Confucius, revenu vers la fin de sa vie à Lou d’où il avait été chassé, s’éteint après s’être consacré à la formation d’un groupe de disciples et à la rédaction de son enseignement.
Mahomet, enfin, après avoir savouré les dernières années de sa vie comme chef politique de l’Arabie, meurt dans son harem, dans les bras de sa favorite.
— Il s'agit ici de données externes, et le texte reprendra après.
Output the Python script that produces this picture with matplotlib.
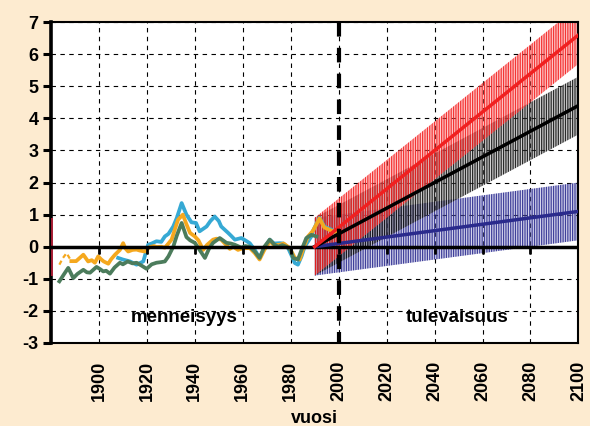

Jésus est mort jeune, rejeté par la société, trahi et renié par ses disciples, abandonné des hommes et de Dieu. Il meurt d’un supplice qui reste parmi les plus barbares que la cruauté des hommes ait inventés.
Comment comprendre cela ?
On ne peut pas l’expliquer, encore moins le justifier, peut-être faut-il se contenter de l’entendre. Pour ce faire, nous écouterons le témoignage de trois hommes : un écrivain, un intellectuel et un théologien.
L’écrivain est François Cheng. Il raconte que lorsqu’il avait 8 ans, le Japon a déclenché une guerre contre son pays, la Chine. Il a découvert les horreurs de la guerre, les exécutions en masse, les concours de décapitation, les jeunes filles violées, les femmes enceintes éventrées… Il a pensé qu’aucune vérité en ce monde n’avait de sens si elle ne pouvait se tenir face à cette réalité. Il a erré jusqu’au jour où il a rencontré le Christ qui, à la croix, a affronté le mal radical tout en montrant que l’amour restait le bien absolu.
L’intellectuel est Umberto Eco qui a écrit : « Si je considère que Dieu n’existe pas, je dois me demander comment une partie de l’humanité a eu assez d’imagination pour inventer un dieu fait homme et acceptant de se laisser mourir pour l’amour de l’humanité… Cette humanité a fait des choses effrayantes, c’est certain, mais elle a su inventer ça ! Auparavant, elle inventait des dieux qui dévoraient leurs fils, des dieux adultères, des divinités mauvaises, boulimiques, qui mangeaient les êtres humains. Et puis elle a conçu l’idée du sacrifice de l’amour. Pas mal ! Dans ce sens l’invention du christianisme est une belle justification de l’existence de notre espèce, de son droit à l’existence. »
Le théologien est Jürgen Moltmann. Il raconte qu’il a été élevé en dehors de toute préoccupation religieuse et qu’il lisait avec bonheur Goethe et Nietzsche. En juillet1943, il vivait à Hambourg lorsque 1000 bombardiers de la Royal air force ont largué sur sa ville des bombes incendiaires qui ont fait 40.000 morts en une semaine. Il s’est alors entendu crier : « Dieu, où es-tu ? » À la fin de la guerre, il a passé trois ans dans un camp de prisonniers à essayer de comprendre ce qu’il s’est passé. Un aumônier lui a offert une Bible, et il a été bouleversé par les psaumes de lamentation et le cri de Jésus en croix « Mon Dieu, mon Dieu, pourquoi m’as-tu abandonné. » Il a trouvé dans ce cri un courage de vie, et a pris la décision d’entreprendre des études de théologie.
La croix est la réponse que Dieu a apportée à l’énigme du mal. Au lieu de supprimer ses ennemis, il a préféré se laisser crucifier.
Cette logique paradoxale a accompagné les premiers chrétiens. À travers les luttes, les dangers et les souffrances, ils ont vécu dans l’assurance que Dieu partageait leur chemin. La croix était un scandale, elle est devenue une expérience de salut ; elle était un signe d’abandon, elle est devenue le signe d’une présence dans l’épreuve ; elle était un signe de malédiction, elle est devenue la marque de leur foi.